Glacier found to be deeply cracked

Fissures in Alaska ice raise questions about future movements

Pressure and stress can lead to a crack-up, or several, if you are a glacier. Researchers have discovered a system of deep cracks extending from the ground up into the overlying ice of southern Alaska’s Bench Glacier. The crevasses are described in the Sept. 30 Nature.

CRACKDOWN While drilling holes in Alaska’s Bench Glacier, scientists discovered dozens of massive cracks that extend from the ground far up into the ice. The movement of water through these cracks could affect glacier movement and melting. Joel Harper

The scientists aren’t certain how widespread such cracks are, how long the fissures persist or how glacier movement might be influenced. The cracks hold a considerable amount of water and could help scientists better predict how and when glaciers move and melt, which in turn could affect how much sea levels rise in the future.

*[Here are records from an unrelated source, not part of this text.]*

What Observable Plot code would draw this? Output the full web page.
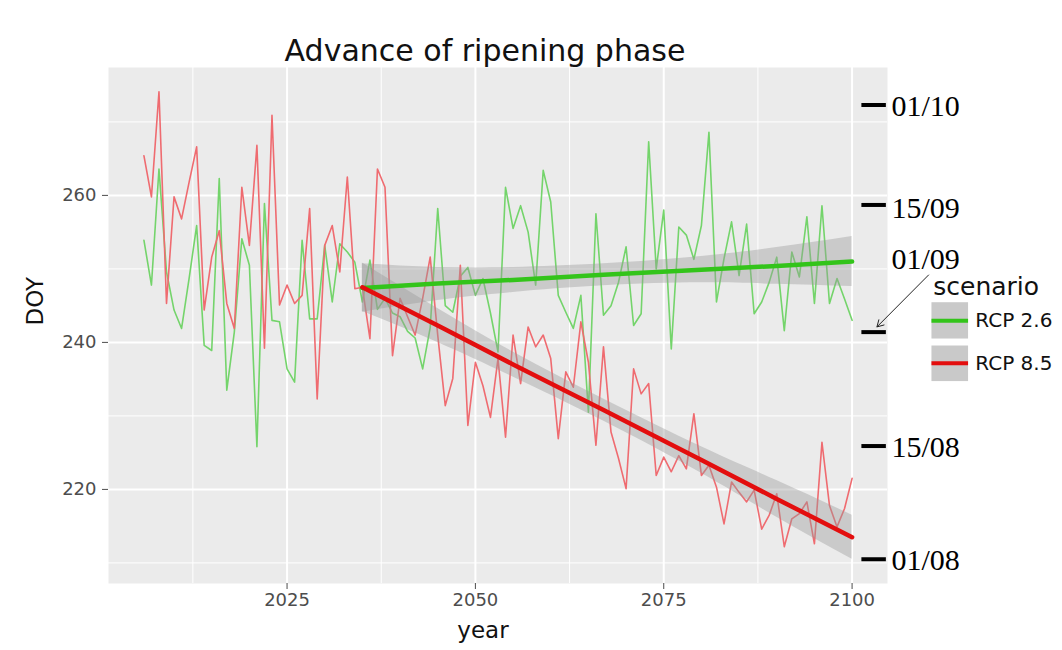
<!DOCTYPE html>
<html>
<head>
<meta charset="utf-8">
<script src="https://cdn.jsdelivr.net/npm/d3@7"></script>
<script src="https://cdn.jsdelivr.net/npm/@observablehq/plot@0.6"></script>
<style>
  body { margin: 0; background: #ffffff; }
  #chart svg { display: block; }
</style>
</head>
<body>
<div id="chart"></div>
<script>
// ---------- data ----------
const startYear = 2006;
const rcp26 = [
  253.9, 247.8, 263.6, 249.6, 244.4, 241.9, 248.7, 255.9, 239.6, 238.9,
  262.3, 233.5, 241.4, 254.1, 250.5, 225.8, 258.9, 243.0, 242.8, 236.4,
  234.6, 253.9, 243.2, 243.2, 253.2, 245.5, 253.4, 252.3, 250.9, 245.5,
  251.2, 244.5, 246.0, 244.0, 243.5, 241.5, 240.6, 236.4, 242.0, 258.2,
  245.0, 244.1, 249.0, 250.2, 246.4, 248.7, 244.0, 238.7, 261.1, 255.5,
  258.6, 255.0, 247.8, 263.4, 259.1, 246.4, 244.1, 241.9, 246.4, 230.5,
  257.5, 243.7, 245.0, 248.2, 253.0, 242.3, 243.9, 267.3, 250.0, 258.0,
  239.1, 255.7, 254.6, 251.3, 255.9, 268.6, 245.5, 251.4, 256.4, 249.1,
  256.1, 243.9, 245.5, 248.2, 251.6, 241.6, 252.3, 248.9, 257.1, 245.3,
  258.6, 245.3, 248.7, 245.9, 243.0
];
const rcp85 = [
  265.4, 259.8, 274.1, 245.3, 259.8, 256.8, 261.8, 266.6, 244.4, 251.6,
  255.2, 245.3, 241.9, 261.1, 253.2, 266.8, 239.2, 270.9, 245.1, 247.8,
  245.3, 246.4, 258.2, 232.3, 253.2, 255.9, 249.6, 262.5, 247.3, 247.5,
  240.5, 263.6, 261.1, 238.2, 246.0, 243.5, 241.0, 246.0, 251.6, 241.0,
  231.4, 235.1, 250.5, 228.7, 237.3, 234.1, 229.8, 237.8, 227.1, 241.0,
  234.4, 242.1, 239.4, 241.0, 237.8, 226.9, 236.0, 233.9, 242.8, 237.3,
  226.0, 239.4, 227.8, 224.2, 220.1, 236.4, 233.0, 234.4, 221.9, 224.4,
  222.4, 224.6, 222.8, 230.3, 221.9, 223.3, 220.3, 215.3, 221.0, 219.6,
  218.3, 219.9, 214.6, 216.5, 219.4, 212.2, 216.0, 216.7, 218.3, 212.6,
  226.4, 217.8, 214.9, 217.4, 221.5
];

// linear trend (2035-2100) and its confidence band
const fitYears = [2035, 2045, 2055, 2067, 2080, 2090, 2100];
const rcp26Fit = [247.4, 248.0, 248.5, 249.2, 249.9, 250.4, 251.0];
const rcp26Lo  = [244.1, 245.7, 246.8, 247.7, 248.1, 247.9, 247.6];
const rcp26Hi  = [250.7, 250.2, 250.2, 250.7, 251.7, 252.9, 254.4];
const rcp85Fit = [247.5, 242.3, 237.0, 230.8, 224.0, 218.7, 213.5];
const rcp85Lo  = [244.2, 240.0, 235.3, 229.3, 222.2, 216.2, 210.5];
const rcp85Hi  = [250.8, 244.6, 238.7, 232.3, 225.8, 221.2, 216.5];

// axes
const xMajor = [2025, 2050, 2075, 2100];
const xMinor = [2012.5, 2037.5, 2062.5, 2087.5];
const yMajor = [220, 240, 260];
const yMinor = [210, 230, 250, 270];

// calendar annotations on the right
const dateLabels = ["01/10", "15/09", "01/09", "15/08", "01/08"];
const dateDOY    = [272.3, 258.7, 241.4, 225.9, 210.5];
const labelDOY   = [272.1, 258.3, 251.3, 225.7, 210.4];

// legend
const scenarios = ["RCP 2.6", "RCP 8.5"];
const scenarioColors = ["#33c41a", "#e30e0e"];
const thinColors = ["#74d46b", "#ef6b70"];

// ---------- derived tables ----------
const toRows = (vals) => vals.map((v, i) => ({year: startYear + i, doy: v}));
const rows26 = toRows(rcp26);
const rows85 = toRows(rcp85);
const fit26 = fitYears.map((y, i) => ({year: y, fit: rcp26Fit[i], lo: rcp26Lo[i], hi: rcp26Hi[i]}));
const fit85 = fitYears.map((y, i) => ({year: y, fit: rcp85Fit[i], lo: rcp85Lo[i], hi: rcp85Hi[i]}));
const dates = dateLabels.map((l, i) => ({label: l, doy: dateDOY[i], ly: labelDOY[i]}));

// positions (in data units) for the annotation/legend placed outside the panel
const dashX = [2101.3, 2104.55];
const labelX = 2104.7;
const arrowSpec = [{x1: 2110.15, y1: 249.17, x2: 2103.3, y2: 242.11}];
const legTitle = {x: 2110.77, y: 247.52};
const legBoxX = [2110.6, 2115.46];
const legItems = [
  {name: scenarios[0], color: scenarioColors[0], y1: 245.40, y2: 240.46, ly: 242.95},
  {name: scenarios[1], color: scenarioColors[1], y1: 239.51, y2: 234.67, ly: 237.16}
];
const legLabelX = 2116.35;

const font = "DejaVu Sans";

const chart = Plot.plot({
  width: 1062,
  height: 650,
  marginLeft: 108,
  marginRight: 175,
  marginTop: 67,
  marginBottom: 67,
  style: {fontFamily: font, background: "#ffffff", overflow: "visible"},
  x: {domain: [2001.3, 2104.7]},
  y: {domain: [207.2, 277.4]},
  marks: [
    Plot.frame({fill: "#ebebeb", stroke: "none"}),
    Plot.ruleX(xMinor, {stroke: "#ffffff", strokeWidth: 1}),
    Plot.ruleY(yMinor, {stroke: "#ffffff", strokeWidth: 1}),
    Plot.ruleX(xMajor, {stroke: "#ffffff", strokeWidth: 2}),
    Plot.ruleY(yMajor, {stroke: "#ffffff", strokeWidth: 2}),
    Plot.axisX({ticks: xMajor, tickFormat: d => String(d), tickSize: 6, tickPadding: 4,
      fontSize: 18, color: "#4d4d4d", label: null}),
    Plot.axisY({ticks: yMajor, tickSize: 6, tickPadding: 6,
      fontSize: 18, color: "#4d4d4d", label: null}),
    // raw series
    Plot.line(rows26, {x: "year", y: "doy", stroke: thinColors[0], strokeWidth: 1.6, strokeLinejoin: "round"}),
    Plot.line(rows85, {x: "year", y: "doy", stroke: thinColors[1], strokeWidth: 1.6, strokeLinejoin: "round"}),
    // confidence bands
    Plot.areaY(fit26, {x: "year", y1: "lo", y2: "hi", fill: "#999999", fillOpacity: 0.4, curve: "natural"}),
    Plot.areaY(fit85, {x: "year", y1: "lo", y2: "hi", fill: "#999999", fillOpacity: 0.4, curve: "natural"}),
    // trend lines
    Plot.line(fit26, {x: "year", y: "fit", stroke: scenarioColors[0], strokeWidth: 4.5}),
    Plot.line(fit85, {x: "year", y: "fit", stroke: scenarioColors[1], strokeWidth: 4.5}),
    // calendar annotation
    Plot.ruleY(dates, {y: "doy", x1: dashX[0], x2: dashX[1], stroke: "#000000", strokeWidth: 4}),
    Plot.text(dates, {x: labelX, y: "ly", text: "label", textAnchor: "start", dx: 4,
      fontFamily: "Liberation Serif", fontSize: 30, fill: "#000000"}),
    Plot.arrow(arrowSpec, {x1: "x1", y1: "y1", x2: "x2", y2: "y2", stroke: "#222222",
      strokeWidth: 1, headLength: 11, bend: 0}),
    // legend
    Plot.text(["scenario"], {x: legTitle.x, y: legTitle.y, textAnchor: "start", fontSize: 25, fill: "#111111"}),
    Plot.rect(legItems, {x1: legBoxX[0], x2: legBoxX[1], y1: "y1", y2: "y2", fill: "#c9c9c9"}),
    Plot.ruleY(legItems.slice(0, 1), {y: "ly", x1: legBoxX[0], x2: legBoxX[1], stroke: scenarioColors[0], strokeWidth: 4}),
    Plot.ruleY(legItems.slice(1, 2), {y: "ly", x1: legBoxX[0], x2: legBoxX[1], stroke: scenarioColors[1], strokeWidth: 4}),
    Plot.text(legItems, {x: legLabelX, y: "ly", text: "name", textAnchor: "start", fontSize: 20, fill: "#111111"}),
    // titles
    Plot.text(["Advance of ripening phase"], {frameAnchor: "top", dy: -27.5, dx: -13, fontSize: 30, fill: "#111111"}),
    Plot.text(["year"], {frameAnchor: "bottom", dy: 54, dx: -15, fontSize: 23, fill: "#111111"}),
    Plot.text(["DOY"], {frameAnchor: "left", dx: -73, rotate: -90, fontSize: 23, fill: "#111111"})
  ]
});
document.getElementById("chart").append(chart);
</script>
</body>
</html>
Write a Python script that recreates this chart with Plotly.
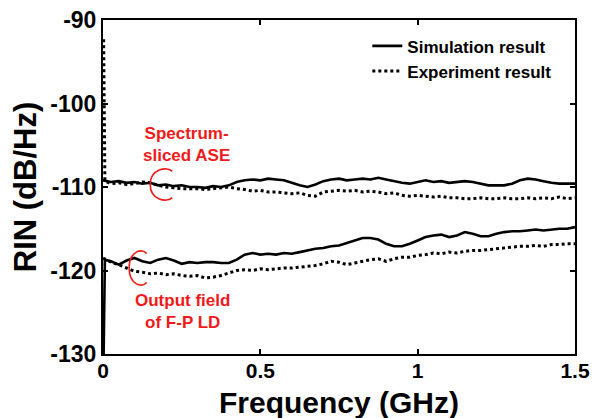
import plotly.graph_objects as go

freq = [0.0, 0.025, 0.05, 0.075, 0.1, 0.125, 0.15, 0.175, 0.2, 0.225, 0.25, 0.275, 0.3,
        0.325, 0.35, 0.375, 0.4, 0.425, 0.45, 0.475, 0.5, 0.525, 0.55, 0.575, 0.6, 0.625,
        0.65, 0.675, 0.7, 0.725, 0.75, 0.775, 0.8, 0.825, 0.85, 0.875, 0.9, 0.925, 0.95,
        0.975, 1.0, 1.025, 1.05, 1.075, 1.1, 1.125, 1.15, 1.175, 1.2, 1.225, 1.25, 1.275,
        1.3, 1.325, 1.35, 1.375, 1.4, 1.425, 1.45, 1.475, 1.5]

# Spectrum-sliced ASE
sim_ase = [-109.2, -109.4, -109.3, -109.5, -109.4, -109.6, -109.5, -109.8, -109.7, -109.9,
           -109.8, -110.0, -110.0, -110.1, -109.9, -110.0, -109.8, -109.4, -109.2, -109.1,
           -109.2, -109.0, -109.1, -109.2, -109.5, -109.8, -110.0, -109.7, -109.3, -109.1,
           -109.0, -109.2, -109.1, -109.0, -109.1, -108.9, -109.1, -109.3, -109.5, -109.6,
           -109.4, -109.2, -109.4, -109.3, -109.5, -109.4, -109.3, -109.4, -109.6, -109.8,
           -109.8, -109.8, -109.6, -109.2, -109.0, -109.1, -109.3, -109.5, -109.6, -109.6,
           -109.6]
exp_ase = [-109.3, -109.6, -109.5, -109.7, -109.6, -109.4, -109.5, -109.8, -110.0, -110.1,
           -110.2, -110.2, -110.2, -110.3, -110.2, -110.1, -110.0, -110.2, -110.3, -110.5,
           -110.4, -110.6, -110.6, -110.7, -110.8, -110.7, -111.0, -111.1, -110.6, -110.5,
           -110.4, -110.5, -110.4, -110.6, -110.5, -110.6, -110.8, -110.7, -111.0, -111.1,
           -111.0, -111.1, -111.2, -111.1, -111.3, -111.3, -111.4, -111.4, -111.3, -111.4,
           -111.4, -111.3, -111.4, -111.4, -111.3, -111.4, -111.3, -111.4, -111.2, -111.4,
           -111.3]

# Output field of F-P LD
sim_fp = [-118.7, -118.9, -119.3, -118.8, -118.5, -118.9, -119.1, -118.7, -118.5, -118.8,
          -119.2, -119.0, -119.1, -119.0, -119.0, -119.1, -119.1, -118.7, -118.1, -117.9,
          -118.1, -118.0, -118.1, -117.9, -118.0, -117.8, -117.6, -117.4, -117.3, -117.1,
          -117.0, -116.7, -116.4, -116.1, -116.1, -116.3, -116.8, -117.1, -117.1, -116.8,
          -116.4, -116.0, -115.8, -115.7, -116.0, -115.8, -115.4, -115.6, -115.9, -115.9,
          -115.6, -115.4, -115.3, -115.3, -115.2, -115.1, -115.2, -115.1, -115.0, -115.0,
          -114.8]
exp_fp = [-118.5, -119.0, -119.3, -119.7, -120.1, -120.2, -120.4, -120.3, -120.5, -120.4,
          -120.6, -120.7, -120.6, -120.9, -120.8, -120.6, -120.3, -120.0, -119.9, -120.0,
          -119.8, -119.9, -119.8, -119.7, -119.7, -119.6, -119.5, -119.4, -119.2, -118.9,
          -119.0, -119.3, -119.1, -118.9, -118.7, -118.6, -118.9, -118.6, -118.4, -118.4,
          -118.2, -118.1, -117.9, -118.0, -117.8, -117.9, -117.7, -117.6, -117.6, -117.5,
          -117.4, -117.3, -117.2, -117.1, -117.1, -117.0, -117.1, -116.9, -116.9, -116.8,
          -116.8]

# initial transients at f -> 0
start_freq = [0.002, 0.006]
start_exp_ase = [-92.3, -109.3]
start_sim_fp = [-130.0, -118.7]

x_ticks = [0, 0.5, 1, 1.5]
x_tick_text = ["0", "0.5", "1", "1.5"]
y_ticks = [-130, -120, -110, -100, -90]
y_tick_text = ["-130", "-120", "-110", "-100", "-90"]

FONT = "Liberation Sans"
RED = "#f01a1a"

fig = go.Figure()

sim_line = dict(color="black", width=2.6)
exp_line = dict(color="black", width=3, dash="dot")

fig.add_trace(go.Scatter(x=freq, y=sim_ase, mode="lines", line=sim_line,
                         name="Simulation result", legendgroup="sim"))
fig.add_trace(go.Scatter(x=start_freq + freq[1:], y=start_exp_ase + exp_ase[1:], mode="lines",
                         line=exp_line, name="Experiment result", legendgroup="exp"))
fig.add_trace(go.Scatter(x=start_freq + freq[1:], y=start_sim_fp + sim_fp[1:], mode="lines",
                         line=sim_line, showlegend=False, legendgroup="sim"))
fig.add_trace(go.Scatter(x=freq, y=exp_fp, mode="lines", line=exp_line,
                         showlegend=False, legendgroup="exp"))


def c_arc(cx, cy, rx, ry):
    p = lambda a, b: f"{cx + a * rx},{cy + b * ry}"
    return (f"M {p(0.75, 0.75)} C {p(0.35, 1.05)} {p(-1, 0.9)} {p(-1, 0)} "
            f"C {p(-1, -0.9)} {p(0.35, -1.05)} {p(0.75, -0.75)}")


fig.add_shape(type="path", path=c_arc(0.19, -109.7, 0.04, 2.1), xref="x", yref="y",
              line=dict(color=RED, width=1.6))
fig.add_shape(type="path", path=c_arc(0.115, -119.7, 0.032, 2.3), xref="x", yref="y",
              line=dict(color=RED, width=1.6))

fig.add_annotation(x=0.264, y=-104.85, xref="x", yref="y", text="Spectrum-<br>sliced ASE",
                   showarrow=False, font=dict(family=FONT, size=17, color=RED, weight="bold"))
fig.add_annotation(x=0.253, y=-124.9, xref="x", yref="y", text="Output field<br>of F-P LD",
                   showarrow=False, font=dict(family=FONT, size=17, color=RED, weight="bold"))

# x-axis title placed as an annotation for precise vertical placement
fig.add_annotation(x=0.5, y=-0.145, xref="paper", yref="paper", text="Frequency (GHz)",
                   showarrow=False, xanchor="center", yanchor="middle",
                   font=dict(family=FONT, size=30, color="black", weight="bold"))

axis_common = dict(showline=True, linecolor="black", linewidth=2, mirror="ticks",
                   ticks="inside", ticklen=5, tickwidth=1.5, tickcolor="black",
                   showgrid=False, zeroline=False, ticklabeloverflow="allow")

fig.update_xaxes(range=[0, 1.5], tickvals=x_ticks, ticktext=x_tick_text,
                 ticklabelstandoff=-3,
                 tickfont=dict(family=FONT, size=21, color="black", weight="bold"),
                 **axis_common)
fig.update_yaxes(range=[-130, -90], tickvals=y_ticks, ticktext=y_tick_text,
                 tickfont=dict(family=FONT, size=23, color="black", weight="bold"),
                 title=dict(text="RIN (dB/Hz)", standoff=6,
                            font=dict(family=FONT, size=31, color="black", weight="bold")),
                 **axis_common)

# page body adds an 8px offset, so margins are shifted accordingly
fig.update_layout(
    width=601, height=418,
    margin=dict(l=95, r=34, t=12, b=72, autoexpand=False),
    paper_bgcolor="white", plot_bgcolor="white",
    showlegend=True,
    legend=dict(x=0.56, y=0.975, xanchor="left", yanchor="top",
                bgcolor="rgba(0,0,0,0)", borderwidth=0, tracegroupgap=0,
                font=dict(family=FONT, size=17, color="black", weight="bold")),
)

fig.write_html("out.html")
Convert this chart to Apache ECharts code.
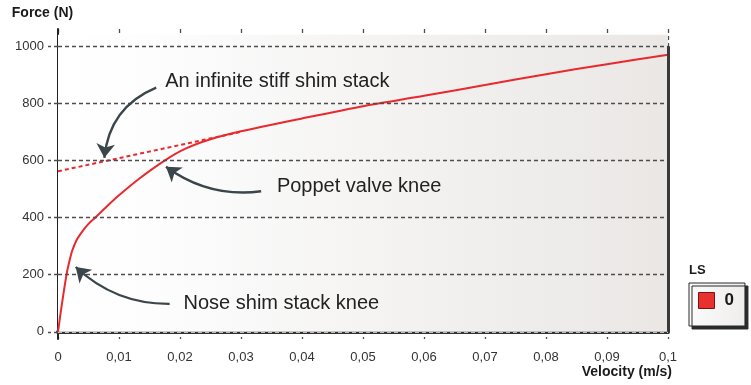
<!DOCTYPE html>
<html>
<head>
<meta charset="utf-8">
<title>Force vs velocity</title>
<script src="https://cdn.jsdelivr.net/npm/echarts@6/dist/echarts.min.js"></script>
<style>
  html, body { margin: 0; padding: 0; background: #ffffff; }
  #chart { width: 751px; height: 385px; }
</style>
</head>
<body>
<div id="chart"></div>
<script>
// Damper force curve (LS setting 0)
const velocity = [0, 0.0004, 0.0008, 0.0012, 0.0015, 0.0018, 0.0023, 0.0031, 0.004, 0.005,
  0.0062, 0.008, 0.01, 0.0133, 0.0176, 0.0209, 0.025, 0.03,
  0.04, 0.05, 0.06, 0.07, 0.08, 0.09, 0.1];
const force = [0, 62, 120, 175, 212, 241, 282, 323, 352, 378,
  402, 439, 478, 536, 601, 641, 674, 702,
  747, 790, 826, 864, 902, 937, 970];

// Tangent of the upper branch (infinitely stiff shim stack)
const stiffVelocity = [0, 0.03];
const stiffForce = [562, 700];

const forceTicks = [0, 200, 400, 600, 800, 1000];
const legendNames = ['0'];

// Annotation texts with arrow tail / tip in data units
const notes = [
  { text: 'An infinite stiff shim stack', at: [0.0175, 877], tail: [0.0161, 855], tip: [0.0076, 609], bend: -0.3 },
  { text: 'Poppet valve knee', at: [0.0358, 509], tail: [0.0333, 492], tip: [0.0177, 578], bend: 0.2 },
  { text: 'Nose shim stack knee', at: [0.0205, 98], tail: [0.0183, 98], tip: [0.0029, 227], bend: 0.2 }
];

const FONT = 'Arial, "Liberation Sans", sans-serif';
const RED = '#e8292e';
const GRIDLINE = { color: '#4d4d4d', width: 1.3, type: [4, 3] };

const mainPoints = velocity.map((v, i) => [v, force[i]]);
const stiffPoints = stiffVelocity.map((v, i) => [v, stiffForce[i]]);

const chart = echarts.init(document.getElementById('chart'), null, { renderer: 'canvas' });

chart.setOption({
  animation: false,
  textStyle: { fontFamily: FONT },
  title: {
    text: 'LS',
    left: 689,
    top: 264,
    padding: 0,
    textStyle: { fontFamily: FONT, fontSize: 13, fontWeight: 'bold', color: '#1a1a1a' }
  },
  legend: {
    data: legendNames,
    left: 689,
    top: 283,
    orient: 'vertical',
    padding: [9, 11, 17, 9],
    itemWidth: 16,
    itemHeight: 16,
    icon: 'rect',
    backgroundColor: {
      type: 'linear', x: 0, y: 0, x2: 1, y2: 0,
      colorStops: [{ offset: 0, color: '#fbfbfb' }, { offset: 1, color: '#efedec' }]
    },
    borderColor: '#2a2a2a',
    borderWidth: 1,
    shadowColor: '#2a2a2a',
    shadowBlur: 0,
    shadowOffsetX: 3,
    shadowOffsetY: 3,
    itemStyle: { color: '#e8302f', borderColor: '#7a1414', borderWidth: 1 },
    textStyle: { fontFamily: FONT, fontSize: 17, fontWeight: 'bold', color: '#1a1a1a', padding: [0, 0, 0, 5] },
    selectedMode: false
  },
  grid: { left: 58, right: 83, top: 29, bottom: 46, outerBoundsMode: 'none', containLabel: false },
  xAxis: {
    type: 'value',
    min: 0,
    max: 0.1,
    interval: 0.01,
    name: 'Velocity (m/s)',
    nameLocation: 'end',
    nameGap: 4,
    nameTextStyle: {
      fontFamily: FONT, fontSize: 14, fontWeight: 'bold', color: '#1a1a1a',
      align: 'right', verticalAlign: 'top', padding: [33, 0, 0, 0]
    },
    axisLine: { show: true, onZero: true, lineStyle: { color: '#333333', width: 4 } },
    axisTick: { show: false },
    axisLabel: {
      margin: 12,
      fontSize: 13,
      color: '#333333',
      formatter: v => String(+v.toFixed(3)).replace('.', ',')
    },
    splitLine: { show: true, lineStyle: GRIDLINE }
  },
  yAxis: {
    type: 'value',
    min: -25,
    max: 1060,
    name: 'Force (N)',
    nameLocation: 'end',
    nameGap: 9,
    nameTextStyle: {
      fontFamily: FONT, fontSize: 14, fontWeight: 'bold', color: '#1a1a1a',
      align: 'center', padding: [0, 31, 0, 0]
    },
    axisLine: { show: true, lineStyle: { color: '#222222', width: 2 } },
    axisTick: {
      show: true, customValues: forceTicks, length: 10, inside: false,
      lineStyle: GRIDLINE
    },
    axisLabel: {
      customValues: forceTicks,
      margin: 14,
      fontSize: 13,
      color: '#333333',
      formatter: v => String(v)
    },
    splitLine: { show: false }
  },
  series: [
    {
      // shaded plotting surface
      name: 'surface',
      type: 'line',
      data: [],
      z: -1,
      silent: true,
      markArea: {
        silent: true,
        itemStyle: {
          color: {
            type: 'linear', x: 0, y: 0, x2: 1, y2: 0,
            colorStops: [
              { offset: 0, color: '#ffffff' },
              { offset: 0.15, color: '#fdfdfd' },
              { offset: 1, color: '#eae7e5' }
            ]
          }
        },
        data: [[{ coord: [0, 0] }, { coord: [0.1, 1040] }]]
      }
    },
    {
      // horizontal grid lines and frame
      name: 'frame',
      type: 'line',
      data: [],
      z: 1,
      silent: true,
      markLine: {
        silent: true,
        symbol: 'none',
        label: { show: false },
        emphasis: { disabled: true },
        data: forceTicks.filter(t => t > 0).map(t => ({ yAxis: t, lineStyle: GRIDLINE }))
          .concat([
            { yAxis: 0, lineStyle: { color: '#bdbdbd', width: 1, type: [4, 3] } },
            [{ coord: [0.1, 0], lineStyle: { color: '#3a3a3a', width: 3, type: 'solid' } }, { coord: [0.1, 1000] }]
          ])
      }
    },
    {
      name: 'stiff',
      type: 'line',
      data: stiffPoints,
      z: 3,
      showSymbol: false,
      symbol: 'none',
      lineStyle: { color: RED, width: 2, type: [4, 3] },
      silent: true
    },
    {
      name: '0',
      type: 'line',
      data: mainPoints,
      z: 4,
      showSymbol: false,
      symbol: 'none',
      smooth: 0.25,
      color: '#e8302f',
      lineStyle: { color: RED, width: 2 },
      silent: true,
      markPoint: {
        silent: true,
        symbol: 'rect',
        symbolSize: 1,
        itemStyle: { color: 'rgba(0,0,0,0)' },
        label: {
          show: true,
          position: 'right',
          distance: 0,
          fontFamily: FONT,
          fontSize: 20,
          color: '#222222'
        },
        data: notes.map(n => ({ coord: n.at, label: { formatter: n.text } }))
      }
    },
    {
      // curved pointer arrows for the annotations
      name: 'pointers',
      type: 'lines',
      coordinateSystem: 'cartesian2d',
      z: 5,
      silent: true,
      symbol: ['none', 'arrow'],
      symbolSize: 14,
      lineStyle: { color: '#3b464b', width: 2.4, opacity: 1 },
      data: notes.map(n => ({ coords: [n.tail, n.tip], lineStyle: { curveness: n.bend } }))
    }
  ]
});
</script>
</body>
</html>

Water pressure below the glacier and stress from the massive weight above probably produces the cracks, say the scientists. The cracks, some of which are 80 meters deep, could act as a buffer, allowing the glacier to absorb, sponge-style, a sudden inrush of water from melting or rain. This draining may prevent the sliding and lurching that can happen when water rushes into the bed of soil and rock under a glacier. But under certain conditions, the cracks might suddenly drain, and that could spill water into the bed and send a glacier sliding.

“Water is tricky business,” says Jack Kohler of the Norwegian Polar Institute in Tromsø, who was not involved with the research. “It short-circuits things and allows things to happen very rapidly. Water is at the heart of really all the dynamic behavior of a glacier. But the full physics of the links between the drainage system and the sliding is still an unsolved problem.”

The researchers who discovered the cracks weren’t looking for them. Led by Joel Harper of the University of Montana in Missoula, the team set out to drill holes through Bench Glacier’s roughly 200 meters of solid ice to see how the holes would drain. Because the drill bit was made of hot water — a jet of snow melted to 160 degrees Celsius —the bore hole stayed filled to the brim during the drilling.

“But then all of a sudden, boom, it drains right down,” says Harper. The scientists stuck a video camera down the hole and realized they had hit a huge crevasse, he says. “It sucked all the water out of our hole.”

 The researchers had drilled only 120 meters — still 80 meters from the bottom of the bed.

 “We thought, ‘Well, that’s one in a million,’” Harper says. “But sure enough, it happened again. And it just kept happening.”

The team drilled nearly 30 holes at various spots on the glacier — the majority of which drained prematurely, suggesting numerous cracks spike up into the ice. To figure out how much water was in the crevasses the team used radar and seismic equipment to probe what was water and what was ice deep in the heart of the glacier.

The crevasses all appear to be oriented at 45 degree angles from the glacier’s side walls. Within the cracks was enough water to cover the entire glacier to a depth of 10 centimeters, the team reports. Research suggests that flooding the bed of a glacier with just 4 centimeters of water can increase the typically plodding pace of the massive hunk of ice by a factor of five.

But key to that increase in velocity is the water’s sudden arrival. “A little water suddenly has more of an effect than a lot of water slowly,” say Kohler. “Generally, the more water that goes through a system, the more it can handle pressure and perturbations.” Typically after an onslaught from spring rains and melts, a glacier may lurch forward. But eventually a drainage system develops and water flowing through the system can run out. “It’s not static,” says Kohler. “It’s not like a cast iron pipe system.”

This new work goes a long way toward explaining where in a glacier water goes, be it from rain, surface melt or melting at the ice-earth interface, says Andrew Fountain of Portland State University in Oregon.

“All our calculations show a large amount of water at the bed. And we all knew it could not be accommodated by conduits and subglacial cavities, but nobody knew where to put the water,” says Fountain. “We would all just talk about it being stored someplace in the body of the glacier.”

Much more work needs to be done on other glaciers and ice sheets to figure out how widespread such glacial cracks are, how much water hides within them,  and what role they play in glacier and sea level dynamics, says Harper. His team spent the summer on the western side of the Greenland ice sheet boring more holes. The preliminary data suggest there are grounded crevasses there as well. 

 “Now we’re saying to the world, keep an eye out,” he says. “These could be in other places.”